Technological Aspects

​The Technologies behind this Project

 1. Scanning

The scans of the newspapers appearing in this website were made from one of two possible sources: the paper original or microfilm. Every effort is made to use the very best copy, which is determined by both quality and completeness of the inventory of the newspaper editions. This is no easy task, especially since historical newspapers undergo a constant process of wear and disintegration and collections are almost always partial. In this sense, the efforts to scan archival material in general and historical newspapers in particular, are part of an important mission to save information, which otherwise might be lost forever. As stated, the decision to either photograph a newspaper page or scan from microfilm is made based on the state of the material and integrity of the collection, with preference given to scanning from the paper source, to the extent that this is possible.

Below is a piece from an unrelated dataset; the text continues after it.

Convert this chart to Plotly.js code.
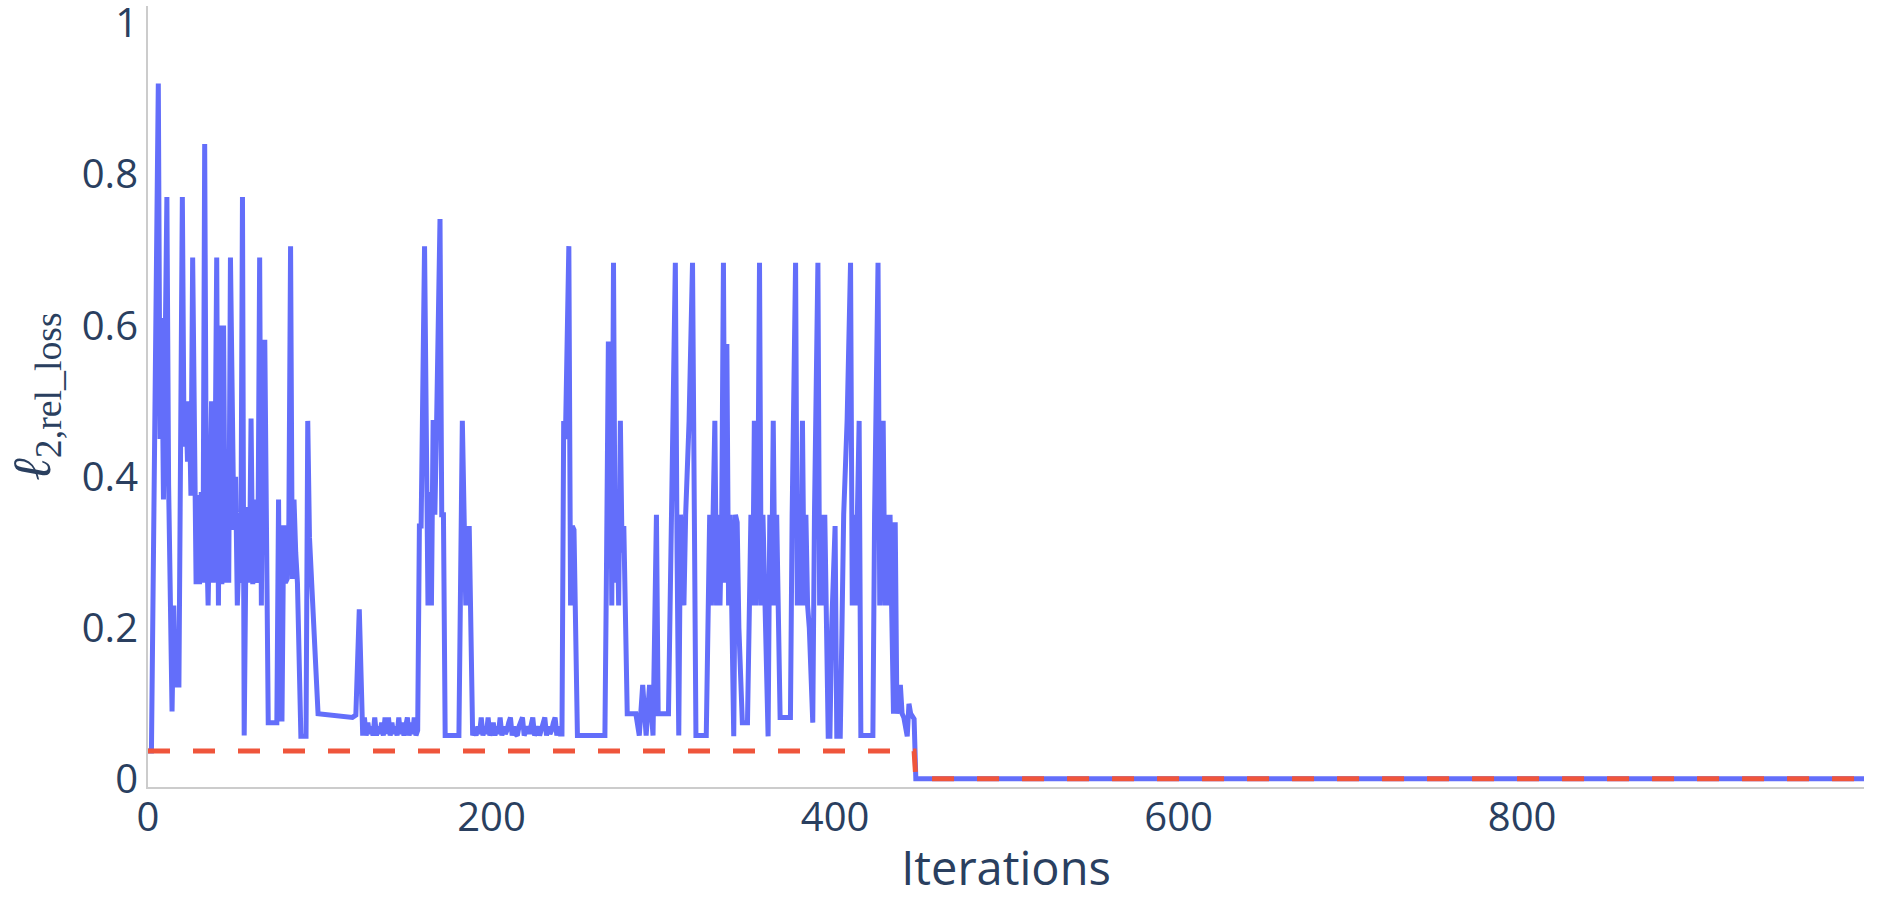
<!DOCTYPE html>
<html>
<head>
<meta charset="utf-8">
<script src="https://cdn.plot.ly/plotly-3.0.1.min.js"></script>
<style>html,body{margin:0;padding:0;background:#fff;}#chart{width:1886px;height:914px;}</style>
</head>
<body>
<div id="chart"></div>
<script>
// Blue series: loss per iteration
const lossIters = [
0,2,6,7,8,9,11,12,14,15,16,18,20,21,22,23,24,25,26,27,28,29,30,31,32,33,34,35,36,37,38,39,40,41,42,43,44,45,46,47,48,49,50,51,52,53,54,55,56,57,58,59,60,61,62,63,64,65,66,67,68,70,72,75,76,77,78,79,80,81,82,83,84,85,86,87,89,92,93,94,99,
104,117,119,121,123,125,126,127,128,129,130,131,132,133,134,135,136,137,138,139,140,141,142,143,144,145,146,147,148,149,150,151,152,153,154,155,156,157,
158,159,161,162,163,164,165,166,167,168,170,171,172,173,181,183,185,186,187,189,
190,191,192,193,194,195,196,197,198,199,200,201,202,203,204,205,206,207,208,209,210,211,212,213,214,215,216,217,218,219,220,221,222,223,224,225,226,227,228,229,230,231,232,233,234,235,236,237,238,239,240,241,
242,243,245,246,247,248,250,266,267,268,269,270,271,272,273,274,275,276,277,279,284,286,288,290,292,294,296,297,303,
305,307,308,309,310,311,312,313,315,317,318,319,325,327,328,329,330,331,332,333,334,335,336,337,338,339,340,341,342,343,344,346,349,
351,352,353,354,355,356,357,358,359,361,362,363,364,365,366,368,374,375,377,378,379,380,381,382,383,384,385,387,388,390,391,392,393,394,396,397,398,400,401,403,404,405,407,409,410,411,412,413,414,415,422,
423,425,426,427,428,429,430,431,432,434,435,436,438,439,440,442,443,444,446,447,999];
const lossValues = [
0.0375,0.0375,0.92,0.45,0.61,0.37,0.77,0.39,0.09,0.23,0.125,0.125,0.77,0.44,0.5,0.42,0.5,0.375,0.69,0.42,0.258,0.376,0.258,0.38,0.26,0.84,0.33,0.23,0.36,0.5,0.26,0.4,0.69,0.23,0.6,0.258,0.6,0.26,0.38,0.26,0.69,0.45,0.33,0.4,0.23,0.3,0.26,0.77,0.058,0.3,0.36,0.26,0.477,0.258,0.37,0.26,0.3,0.69,0.23,0.578,0.578,0.075,0.075,0.075,0.37,0.08,0.08,0.336,0.26,0.265,0.34,0.705,0.265,0.37,0.3,0.26,0.057,0.057,0.474,0.32,0.087,
0.086,0.084,0.082,0.085,0.225,0.058,0.082,0.058,0.075,0.06,0.07,0.058,0.082,0.058,0.07,0.06,0.075,0.058,0.082,0.06,0.082,0.058,0.075,0.06,0.07,0.058,0.082,0.06,0.075,0.058,0.07,0.082,0.058,0.075,0.06,0.082,0.058,0.065,
0.335,0.335,0.705,0.37,0.23,0.38,0.23,0.475,0.35,0.47,0.741,0.35,0.35,0.058,0.058,0.474,0.23,0.3,0.335,0.058,
0.065,0.058,0.07,0.06,0.082,0.058,0.07,0.06,0.082,0.058,0.065,0.075,0.058,0.07,0.06,0.082,0.058,0.07,0.06,0.065,0.075,0.082,0.058,0.07,0.06,0.058,0.07,0.075,0.082,0.058,0.065,0.07,0.06,0.07,0.082,0.058,0.065,0.07,0.058,0.065,0.075,0.082,0.058,0.07,0.06,0.065,0.075,0.082,0.058,0.07,0.06,0.06,
0.474,0.45,0.705,0.23,0.335,0.33,0.058,0.058,0.3,0.5755,0.5755,0.23,0.683,0.26,0.38,0.23,0.474,0.3,0.335,0.087,0.087,0.058,0.125,0.058,0.125,0.058,0.35,0.087,0.087,
0.35,0.683,0.3,0.058,0.35,0.26,0.23,0.35,0.474,0.683,0.23,0.058,0.058,0.35,0.23,0.35,0.474,0.23,0.35,0.23,0.35,0.683,0.26,0.5755,0.23,0.35,0.23,0.057,0.35,0.34,0.2,0.075,0.075,
0.35,0.23,0.474,0.23,0.35,0.683,0.23,0.35,0.23,0.057,0.35,0.23,0.474,0.23,0.35,0.082,0.082,0.35,0.683,0.23,0.35,0.23,0.474,0.23,0.35,0.23,0.2,0.075,0.35,0.683,0.23,0.35,0.23,0.35,0.057,0.057,0.2,0.335,0.057,0.057,0.2,0.35,0.474,0.683,0.23,0.35,0.23,0.35,0.474,0.058,0.058,
0.35,0.683,0.23,0.35,0.474,0.23,0.35,0.23,0.35,0.087,0.34,0.087,0.125,0.087,0.082,0.057,0.1,0.087,0.08,0.001,0.001];

// Red dashed series: best loss so far
const bestIters = [0, 446, 447, 999];
const bestValues = [0.0375, 0.0375, 0.001, 0.001];

const xTickVals = [0, 200, 400, 600, 800];
const yTickVals = [0, 0.2, 0.4, 0.6, 0.8, 1];
const yTickText = ['0', '0.2', '0.4', '0.6', '0.8', '1'];

const traces = [
  {x: lossIters, y: lossValues, type: 'scatter', mode: 'lines',
   line: {color: '#636efa', width: 5}, showlegend: false, hoverinfo: 'skip'},
  {x: bestIters, y: bestValues, type: 'scatter', mode: 'lines',
   line: {color: '#EF553B', width: 5, dash: '22px,23px'}, showlegend: false, hoverinfo: 'skip'}
];

const fontFam = '"Open Sans", sans-serif';
const layout = {
  width: 1886, height: 914,
  margin: {l: 148, r: 22, t: 6, b: 127, pad: 0},
  paper_bgcolor: '#ffffff', plot_bgcolor: '#ffffff',
  font: {family: fontFam, color: '#2a3f5f', size: 40},
  showlegend: false,
  xaxis: {
    range: [0, 999], tickvals: xTickVals, ticks: '', showgrid: false, zeroline: false,
    showline: true, linecolor: '#cccccc', linewidth: 2,
    ticklabelstandoff: -6,
    tickfont: {family: fontFam, size: 40, color: '#2a3f5f'},
    title: {text: 'Iterations', font: {family: fontFam, size: 47, color: '#2a3f5f'}, standoff: 10}
  },
  yaxis: {
    range: [-0.01, 1.0225], tickvals: yTickVals, ticktext: yTickText, ticks: '', showgrid: false, zeroline: false,
    showline: true, linecolor: '#cccccc', linewidth: 2,
    ticklabeloverflow: 'allow',
    tickfont: {family: fontFam, size: 40, color: '#2a3f5f'},
    title: {text: '<i>ℓ</i><sub>2,rel_loss</sub>', font: {family: '"Liberation Serif", "DejaVu Serif", serif', size: 54, color: '#2a3f5f'}, standoff: 14}
  }
};

Plotly.newPlot('chart', traces, layout, {displayModeBar: false, staticPlot: true});
</script>
</body>
</html>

All the materials appearing on the site were scanned\ photographed in the digitization center of the National Library, expressly for this project. The newspapers that were scanned from microfilm appear in black and white (binary) or grey tone. In cases where we photographed\ scanned material from colored paper, we tried our best to photograph in color in order to remain loyal as much as possible to the original.

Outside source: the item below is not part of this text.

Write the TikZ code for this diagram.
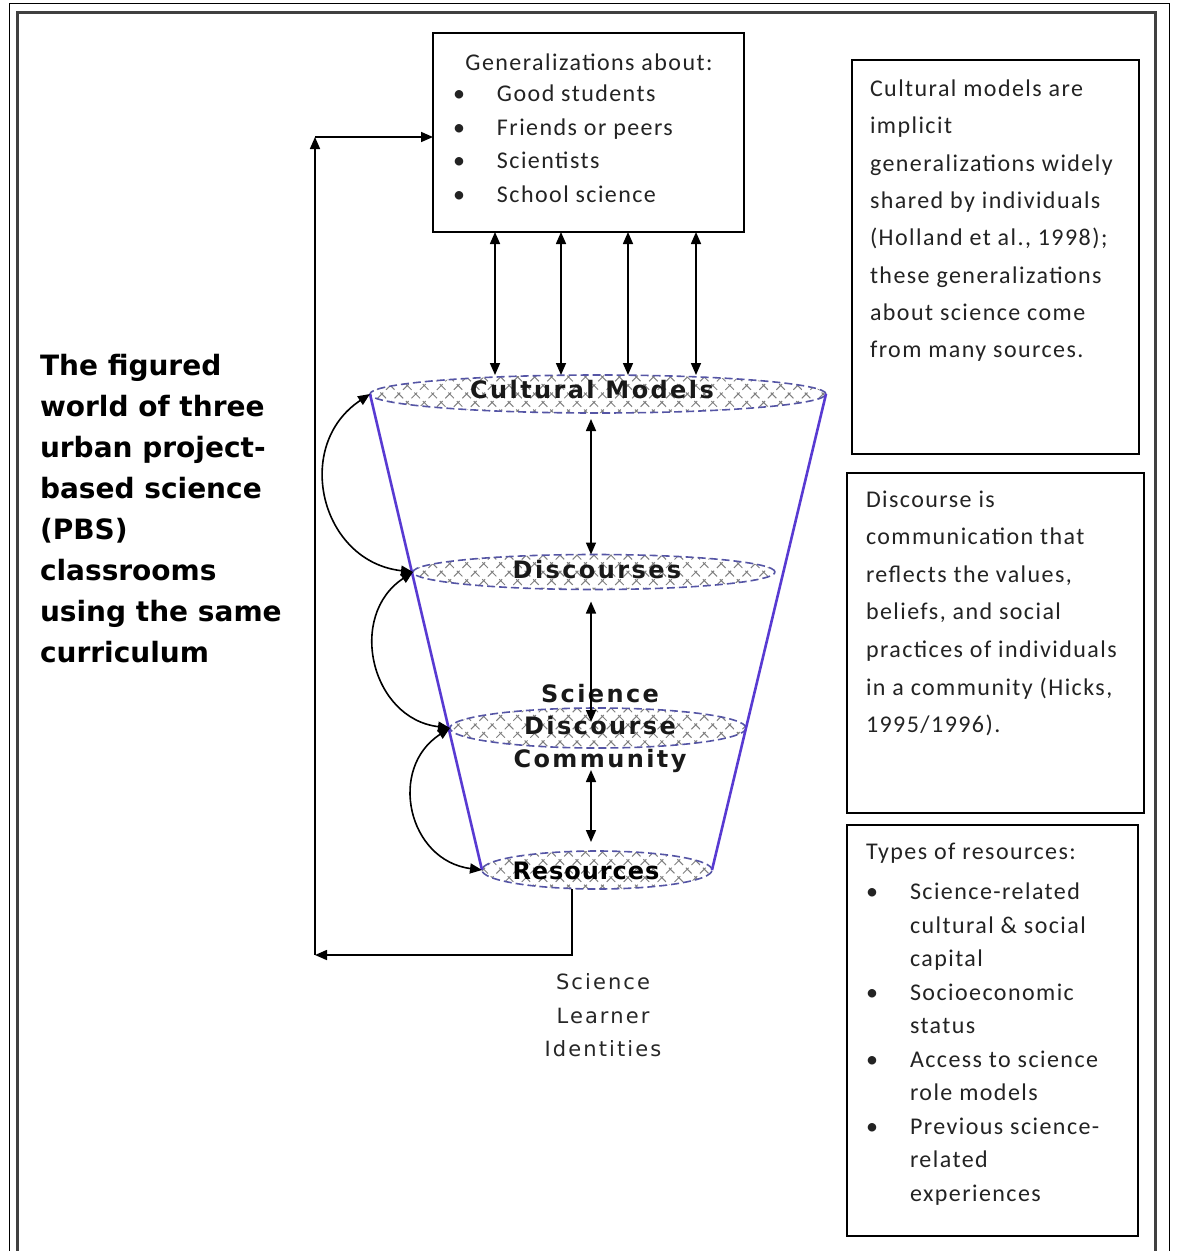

The quality of the scan\ photograph of the materials included in the project is 300 DPI (in some of the material, also 400 DPI).

Materials originating in newsprint were scanned\ photographed using a PENTAX Z645 camera a PANASONIC KV S5055C scanner and CANON 5d camera.

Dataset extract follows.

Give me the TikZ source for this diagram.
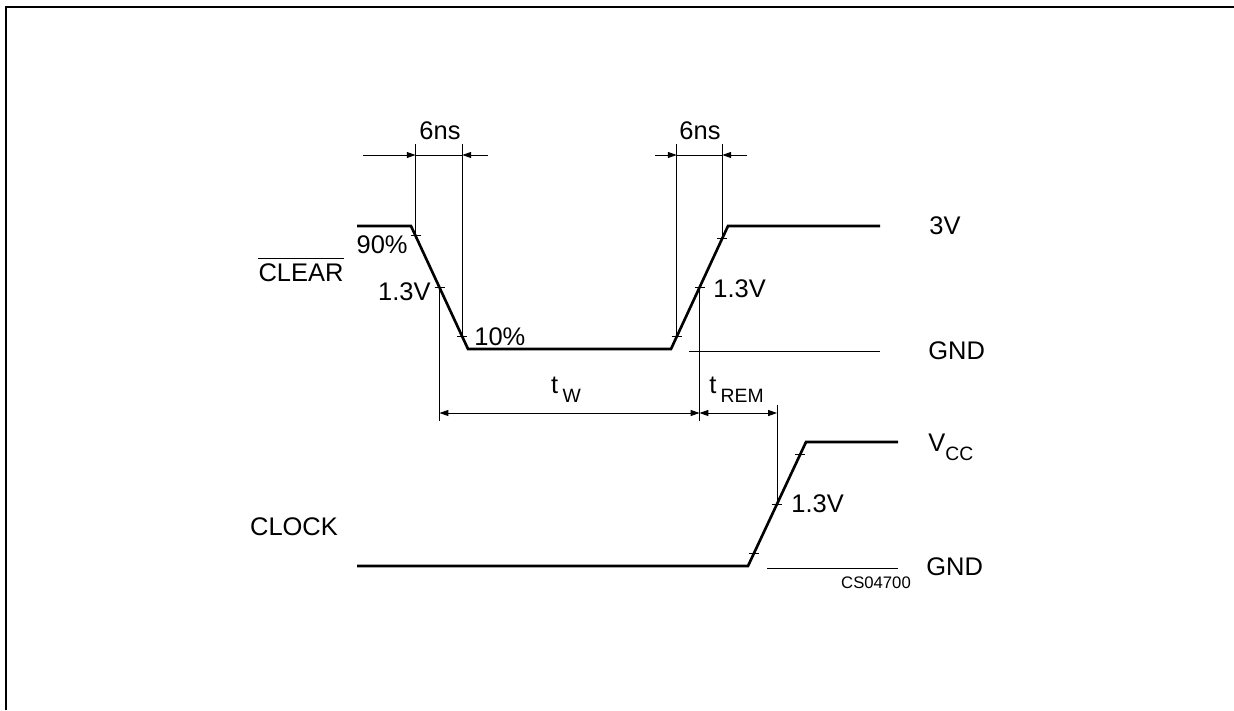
\documentclass[tikz,border=0pt]{standalone}
\usepackage{fontspec}
\setmainfont{Liberation Sans}
\usetikzlibrary{arrows.meta}

\newcommand{\lowsub}[1]{\raisebox{-5pt}{\fontsize{11}{12}\selectfont #1}}

\begin{document}
\begin{tikzpicture}[x=0.02cm,y=-0.02cm,
    signal/.style={line width=1.5pt},
    guide/.style={line width=0.5pt},
    dimline/.style={line width=0.5pt,{Triangle[length=5pt,width=3.4pt]}-{Triangle[length=5pt,width=3.4pt]}},
    dimhalf/.style={line width=0.5pt,-{Triangle[length=5pt,width=3.4pt]}},
    lbl/.style={font=\fontsize{14.5}{16}\selectfont,inner sep=0pt}]
    \useasboundingbox (0,0) rectangle (1234,710);

    % Frame
    \draw[line width=1.5pt] (6,710) -- (6,7) -- (1234,7);

    % Rows for the dimension lines
    \coordinate (dimtop) at (0,144);
    \coordinate (dimrow) at (0,155);
    \coordinate (trow) at (0,413);
    \coordinate (tbot) at (0,421);
    \coordinate (ktop) at (0,405);

    % CLEAR waveform
    \draw[signal] (357,226) -- (411,226)
        -- coordinate[pos=0.08] (f90) coordinate[pos=0.5] (f13) coordinate[pos=0.9] (f10) (468,349)
        -- (671,349)
        -- coordinate[pos=0.1] (r10) coordinate[pos=0.5] (r13) coordinate[pos=0.9] (r90) (728,226)
        -- (880,226);
    \draw[guide] (689,351) -- (880,351);

    % CLOCK waveform
    \draw[signal] (357,566) -- (748,566)
        -- coordinate[pos=0.1] (k10) coordinate[pos=0.5] (k13) coordinate[pos=0.9] (k90) (806,442)
        -- (898,442);
    \draw[guide] (767,568) -- (898,568);

    % Ticks on the edges
    \foreach \p in {f90,f13,f10,r10,r13,r90,k10,k13,k90}
        \draw[guide] (\p) ++(-5,0) -- ++(10,0);

    % 6ns guides and arrows
    \foreach \p in {f90,f10,r10,r90}
        \draw[guide] (\p) -- (\p |- dimtop);
    \coordinate (nsLa) at (363,155);
    \coordinate (nsLb) at (488,155);
    \coordinate (nsRa) at (655,155);
    \coordinate (nsRb) at (747,155);
    \draw[dimhalf] (nsLa) -- (f90 |- dimrow);
    \draw[guide] (f90 |- dimrow) -- (f10 |- dimrow);
    \draw[dimhalf] (nsLb) -- (f10 |- dimrow);
    \draw[dimhalf] (nsRa) -- (r10 |- dimrow);
    \draw[guide] (r10 |- dimrow) -- (r90 |- dimrow);
    \draw[dimhalf] (nsRb) -- (r90 |- dimrow);

    % tW and tREM
    \draw[guide] (f13) -- (f13 |- tbot);
    \draw[guide] (r13) -- (r13 |- tbot);
    \draw[guide] (k13) -- (k13 |- ktop);
    \draw[dimline] (f13 |- trow) -- (r13 |- trow);
    \draw[dimline] (r13 |- trow) -- (k13 |- trow);

    % Labels
    \node[lbl] (nsL) at (440,131) {6ns};
    \node[lbl] (nsR) at (700,131) {6ns};
    \node[lbl] (clr) at (301,273) {CLEAR};
    \draw[guide] ([yshift=3.2pt]clr.north west) -- ([yshift=3.2pt]clr.north east);
    \node[lbl] (clk) at (294,527) {CLOCK};
    \node[lbl,anchor=east] (p90) at (408,245) {90\%};
    \node[lbl,anchor=east] (v13a) at (431,292) {1.3V};
    \node[lbl,anchor=west] (p10) at (474,337) {10\%};
    \node[lbl,anchor=west] (v13b) at (713,289) {1.3V};
    \node[lbl,anchor=west] (v13c) at (791,504) {1.3V};
    \node[lbl,anchor=west] (v3) at (929,226) {3V};
    \node[lbl,anchor=west] (gnd1) at (928,351) {GND};
    \node[lbl,anchor=west] (gnd2) at (926,567) {GND};
    \node[lbl,anchor=west] (vcc) at (928,447) {V\lowsub{CC}};
    \node[lbl] (tw) at (566,390) {t\,\lowsub{W}};
    \node[lbl,anchor=west] (trem) at (709,390) {t\,\lowsub{REM}};
    \node[font=\fontsize{9.5}{10}\selectfont,inner sep=0pt] (code) at (876,583) {CS04700};
\end{tikzpicture}
\end{document}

Materials originating in microfilm were scanned in an Eclipse by Nextscan microfilm scanner. Following scanning\ photography all material underwent careful QA and minimal graphic processing (as needed).


2. Accessibility Platform and Manual Typing of Titles and Names of Authors

In many online projects of historical newspapers all the scanned materials undergo Optical Character Recognition (OCR), writing identification technology. After many trials with various OCR programs, in this project we decided not to use this technology. The reason is that the results of Arabic language OCR are low (20–30% success rate). Hence the benefits are inadequate for performing text searches. To circumvent this obstacle we have chosen a system that incorporates manual typing of article headlines and author names. This method, while not optimal in comparison to full OCR – has the advantage of rendering the digital archive at least partially searchable.

Manual typing of titles and authors’ names presented us with a dilemma: what to do when a certain word is printed with a “mistake”, which may in fact not be a mistake, but only a different system of spelling which was acceptable at the time. The decision we took was to not correct any “mistake,” but to type accurately what was printed in the original. This, of course impacts the search results, and therefore, if you do not find what you are looking for, it is recommended to play with the spelling of the search word, and this holds especially for words not originating in Arabic (for example, spelling of ايتالية instead of ايطالية).

After scanning, the image files are combined and become digital sheets using Olive Software technology (currently manual typing is also being carried out). This program produces sheets that are loaded onto the OLIVE APA system, which enables easy access to newspapers on computers and mobile devices, with browsing and advanced search options (for help and information about performing searches, please see the User Guide ).